After years of voluntary exposure to damaging and potentially deadly UVA/UVB rays, by age 22 or so I finally got it through my fair skull that sunblock is my friend. Probably my best friend, even more so than corrective lenses and lip balm. Since then I never leave the house with less than SPF 15 on my face, even at night in the dead of winter. For a summer weekend of swimming and boating, I break out the heavy artillery: an SPF 30 formula that was determined by researchers at the Environmental Working Group to provide the best broad-spectrum protection. It feels like body armor, and after 40 minutes of floating in the lake followed by a vigorous toweling off, I was still greasy enough to leave a Kat-shaped stain on a deck chair.

By Sunday evening I felt bloated from overindulging in red meat and margaritas, but it seemed as though my sun protection efforts had paid off – no pinkness, no pain. I must’ve been sufficiently cautious, right? So why did I wake up on Monday morning with a disgusting, prickly red rash covering my forearm? It’s as though nature has to find some way to punish me for not wearing a caftan 24 hours a day. At least my freckles are still kind of cute, because between the grease and the rash, I can use all the extra charm I can get.

Thursday, August 02, 2007

Cease and Desist, Dawgs

According to Kanye West, "Only white people and older black people say 'bling' now." Mr. West brings up a good point: sometimes you just have to let things go. Here are a few other slang phrases that are way past their prime:

  • “You go, girl!” – My mom stopped saying this two years ago.
  • “Represent,” as in “East Lansing, Michigan represent!” – Just…no. See also: “In the house.”
  • Women saying “Don’t go there!” Followed by a cackle indicating her delight at her own sassiness. Note to That Girl: you are not truly sassy until you have backhanded a nail salon employee. Am I right, Foxy Brown?
  • “Get my swerve on” – Unless you actually can swerve, don’t let you mouth write that check.
  • “Where’s the love?” – A hint: it’s UP MY ASS.
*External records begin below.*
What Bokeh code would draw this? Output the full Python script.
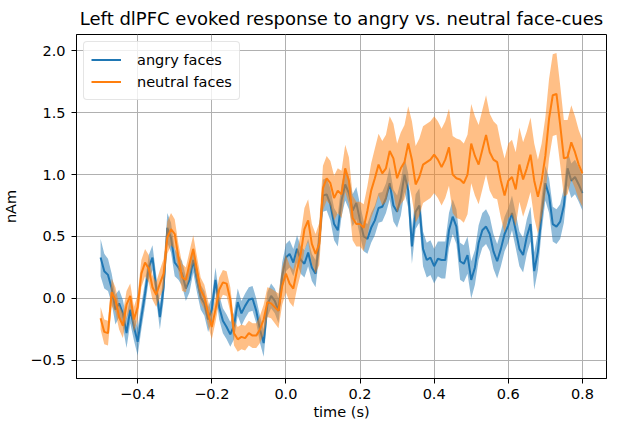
import numpy as np
from bokeh.plotting import figure
from bokeh.models import FixedTicker, Range1d
from bokeh.embed import file_html
from bokeh.resources import INLINE

# sample times: -0.50 .. 0.80 s, step 0.01 s
t_first = -0.5
t_step = 0.01

angry = [0.33, 0.22, 0.19, 0.08, -0.09, -0.04, -0.12, -0.28, -0.09, -0.23,
         -0.35, -0.15, 0.04, 0.25, 0.33, 0.09, -0.15, 0.09, 0.57, 0.49,
         0.29, 0.25, 0.20, 0.08, 0.15, 0.31, 0.15, 0.01, -0.04, -0.17,
         -0.09, 0.15, -0.07, -0.18, -0.23, -0.29, -0.22, -0.03, -0.12, -0.06,
         -0.01, 0.00, -0.10, -0.25, -0.36, -0.05, 0.02, -0.02, -0.10, 0.18,
         0.33, 0.36, 0.29, 0.40, 0.31, 0.28, 0.37, 0.25, 0.20, 0.47,
         0.83, 0.84, 0.76, 0.60, 0.55, 0.79, 0.92, 0.85, 0.71, 0.77,
         0.63, 0.50, 0.48, 0.57, 0.63, 0.73, 0.74, 0.81, 0.93, 0.75,
         0.70, 0.81, 1.00, 0.87, 0.42, 0.70, 0.75, 0.40, 0.31, 0.33,
         0.26, 0.32, 0.31, 0.31, 0.55, 0.66, 0.58, 0.30, 0.28, 0.35,
         0.15, 0.25, 0.45, 0.55, 0.58, 0.52, 0.38, 0.30, 0.40, 0.52,
         0.59, 0.69, 0.55, 0.40, 0.35, 0.50, 0.60, 0.22, 0.38, 0.68,
         0.93, 0.83, 0.60, 0.58, 0.62, 0.75, 1.05, 0.95, 0.98, 0.92, 0.85]

angry_sem = [0.15, 0.14, 0.13, 0.12, 0.12, 0.11, 0.11, 0.12, 0.11, 0.11,
             0.11, 0.10, 0.10, 0.10, 0.10, 0.10, 0.10, 0.11, 0.12, 0.12,
             0.11, 0.10, 0.10, 0.10, 0.10, 0.10, 0.10, 0.10, 0.10, 0.10,
             0.10, 0.10, 0.10, 0.10, 0.10, 0.10, 0.11, 0.11, 0.10, 0.10,
             0.10, 0.10, 0.10, 0.11, 0.11, 0.10, 0.10, 0.10, 0.10, 0.11,
             0.11, 0.11, 0.11, 0.11, 0.11, 0.11, 0.11, 0.11, 0.11, 0.12,
             0.13, 0.13, 0.13, 0.13, 0.13, 0.13, 0.13, 0.13, 0.13, 0.13,
             0.13, 0.12, 0.12, 0.12, 0.12, 0.12, 0.12, 0.12, 0.13, 0.13,
             0.13, 0.14, 0.14, 0.14, 0.14, 0.14, 0.14, 0.14, 0.14, 0.14,
             0.14, 0.14, 0.15, 0.15, 0.14, 0.14, 0.14, 0.15, 0.15, 0.15,
             0.15, 0.14, 0.14, 0.14, 0.14, 0.14, 0.14, 0.14, 0.14, 0.14,
             0.14, 0.14, 0.14, 0.14, 0.14, 0.14, 0.14, 0.15, 0.15, 0.14,
             0.14, 0.14, 0.14, 0.14, 0.14, 0.14, 0.14, 0.14, 0.14, 0.14, 0.14]

neutral = [-0.16, -0.27, -0.28, 0.05, -0.01, -0.15, -0.22, -0.05, 0.02, -0.17,
           -0.07, 0.20, 0.29, 0.24, 0.09, 0.03, 0.12, 0.20, 0.49, 0.56,
           0.52, 0.33, 0.17, 0.15, 0.28, 0.40, 0.23, 0.07, 0.01, -0.12,
           -0.23, -0.09, 0.07, 0.13, 0.12, -0.01, -0.28, -0.33, -0.31, -0.32,
           -0.28, -0.30, -0.30, -0.25, -0.17, -0.03, -0.04, -0.07, -0.10, 0.10,
           0.20, 0.12, 0.08, 0.23, 0.36, 0.56, 0.63, 0.44, 0.36, 0.44,
           0.89, 0.97, 0.93, 0.81, 0.87, 0.84, 1.05, 0.95, 0.65, 0.60,
           0.60, 0.57, 0.71, 0.87, 0.97, 1.08, 1.01, 1.05, 1.19, 1.13,
           0.97, 1.05, 1.10, 1.25, 1.12, 0.92, 0.98, 1.08, 1.10, 1.12,
           1.16, 1.12, 1.06, 1.12, 1.22, 1.00, 0.97, 0.96, 0.93, 1.00,
           1.25, 1.15, 1.08, 1.20, 1.32, 1.18, 1.12, 1.10, 0.95, 0.83,
           0.95, 0.98, 0.88, 1.08, 0.96, 1.05, 1.16, 0.95, 0.82, 0.95,
           1.15, 1.45, 1.64, 1.65, 1.40, 1.13, 1.14, 1.26, 1.18, 1.08, 1.01]

neutral_sem = [0.09, 0.10, 0.10, 0.11, 0.10, 0.10, 0.10, 0.11, 0.10, 0.10,
               0.10, 0.11, 0.11, 0.11, 0.10, 0.10, 0.11, 0.12, 0.13, 0.13,
               0.12, 0.11, 0.11, 0.10, 0.10, 0.11, 0.11, 0.10, 0.10, 0.10,
               0.10, 0.10, 0.10, 0.10, 0.10, 0.10, 0.10, 0.10, 0.10, 0.10,
               0.10, 0.10, 0.10, 0.11, 0.12, 0.12, 0.12, 0.13, 0.14, 0.15,
               0.15, 0.15, 0.15, 0.15, 0.16, 0.17, 0.17, 0.16, 0.16, 0.17,
               0.18, 0.18, 0.18, 0.18, 0.18, 0.19, 0.19, 0.19, 0.18, 0.18,
               0.18, 0.19, 0.20, 0.22, 0.24, 0.25, 0.26, 0.27, 0.28, 0.28,
               0.28, 0.29, 0.30, 0.30, 0.31, 0.31, 0.31, 0.31, 0.31, 0.31,
               0.31, 0.31, 0.31, 0.31, 0.31, 0.31, 0.32, 0.32, 0.32, 0.32,
               0.32, 0.32, 0.32, 0.32, 0.32, 0.31, 0.31, 0.30, 0.30, 0.30,
               0.30, 0.30, 0.30, 0.30, 0.30, 0.30, 0.30, 0.30, 0.30, 0.30,
               0.31, 0.32, 0.33, 0.33, 0.32, 0.31, 0.30, 0.30, 0.29, 0.28, 0.27]

x_ticks = [-0.4, -0.2, 0.0, 0.2, 0.4, 0.6, 0.8]
x_tick_labels = ["\u22120.4", "\u22120.2", "0.0", "0.2", "0.4", "0.6", "0.8"]
y_ticks = [-0.5, 0.0, 0.5, 1.0, 1.5, 2.0]
y_tick_labels = ["\u22120.5", "0.0", "0.5", "1.0", "1.5", "2.0"]

FONT = "DejaVu Sans"
BLUE = "#1f77b4"
ORANGE = "#ff7f0e"

times = np.round(t_first + t_step * np.arange(len(angry)), 2)
a = np.array(angry); a_s = np.array(angry_sem)
n = np.array(neutral); n_s = np.array(neutral_sem)

p = figure(frame_width=530, frame_height=344,
           min_border_left=69, min_border_right=9, min_border_top=26, min_border_bottom=40,
           x_range=Range1d(-0.565, 0.865), y_range=Range1d(-0.646, 2.13),
           output_backend="svg", toolbar_location=None,
           title="Left dlPFC evoked response to angry vs. neutral face-cues")

p.varea(x=times, y1=a - a_s, y2=a + a_s, fill_color=BLUE, fill_alpha=0.5)
p.line(x=times, y=a, line_color=BLUE, line_width=2, legend_label="angry faces")
p.varea(x=times, y1=n - n_s, y2=n + n_s, fill_color=ORANGE, fill_alpha=0.5)
p.line(x=times, y=n, line_color=ORANGE, line_width=2, legend_label="neutral faces")

p.title.text_font = FONT
p.title.text_font_size = "18px"
p.title.text_font_style = "normal"
p.title.align = "center"
p.title.text_color = "black"
p.title.standoff = 11

p.xaxis.ticker = FixedTicker(ticks=x_ticks)
p.yaxis.ticker = FixedTicker(ticks=y_ticks)
p.xaxis.major_label_overrides = dict(zip(x_ticks, x_tick_labels))
p.yaxis.major_label_overrides = dict(zip(y_ticks, y_tick_labels))
p.xaxis.axis_label = "time (s)"
p.yaxis.axis_label = "nAm"
for ax in (p.xaxis, p.yaxis):
    ax.major_label_text_font = FONT
    ax.major_label_text_font_size = "14.5px"
    ax.major_label_text_color = "black"
    ax.axis_label_text_font = FONT
    ax.axis_label_text_font_size = "14.5px"
    ax.axis_label_text_font_style = "normal"
    ax.axis_label_text_color = "black"
    ax.major_tick_in = 0
    ax.major_tick_out = 5
    ax.minor_tick_line_color = None
    ax.major_tick_line_color = "black"
    ax.axis_line_color = "black"
p.xaxis.axis_label_standoff = 2
p.yaxis.axis_label_standoff = 8
p.yaxis.major_label_standoff = 6

p.outline_line_color = "black"
p.outline_line_width = 1
p.outline_line_alpha = 1
p.grid.grid_line_color = "#b0b0b0"
p.grid.grid_line_width = 1
p.grid.grid_line_alpha = 1

lg = p.legend[0]
lg.location = "top_left"
lg.margin = 7
lg.padding = 7
lg.spacing = 1
lg.glyph_width = 30
lg.glyph_height = 21
lg.label_standoff = 16
lg.label_text_font = FONT
lg.label_text_font_size = "14.5px"
lg.label_text_color = "black"
lg.border_line_color = "#cccccc"
lg.border_line_width = 1
lg.background_fill_alpha = 0.8
lg.border_radius = 4

open("out.html", "w").write(file_html(p, INLINE))
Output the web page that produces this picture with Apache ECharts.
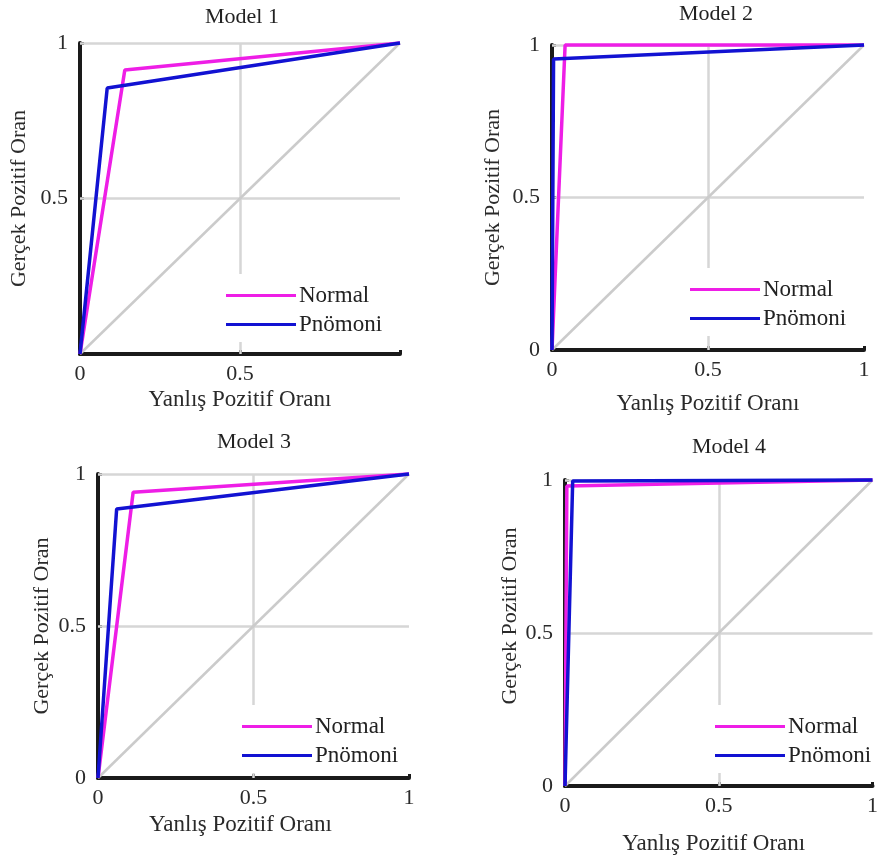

Wednesday, August 01, 2007

Lights, Camera, Pants

Working in Manhattan’s Greenwich Village, I pass through film shoots fairly regularly. As any New Yorker will tell you, nine out of ten times it’s Law and Order. But every so often, it’s a real Hollywood feature with real celebrities (apologies to Sam Waterston). The Will Smith vehicle “I Am Legend” took over Washington Square Park for a few weeks, no doubt disrupting business for the local – cough cough – entrepreneurs. Though Mr. Smith is a bona fide movie star, friend of Tom Cruise and TOTALLY NOT a Scientologist, I’m not much of a fan (my father is incredulous at this, since he cannot get through the trailer of “The Pursuit of Happyness” without being moved to tears). I agree that he’s a good actor, and Lord knows I loved the Fresh Prince when I was a kid, but it still bothers me that sold out his talent in favor of action roles for which he could record a middle school dance-friendly pop hit. And what the hell did he do with Jazz? By the way, have you listened to the lyrics of “Parents Just Don’t Understand” lately? I find myself agreeing with his mother more and more every time I hear that song, and that’s just depressing. God, I’m old.

Anyway, “I Am Legend” is now in post-production, leaving the Square free for a more exciting project: “The Sisterhood of the Traveling Pants 2: Forever in Blue”! Little America “Healthy Body Image” Ferrera! Little Rory Gilmore who can’t act her way out of a wet paper bag! OMGPON1ES!!1!* (Apparently there are two other girls to whom the pants also travel, and I am just going to have to apologize to them right now, because couldn’t pick them out of a lineup and I will probably cut them off in line at the deli. I’m sure they’re very talented, though.) Keep it here for more updates on the Pants and their Travels…or maybe just some more posts about my neighborhood and pies and stuff. KBYE!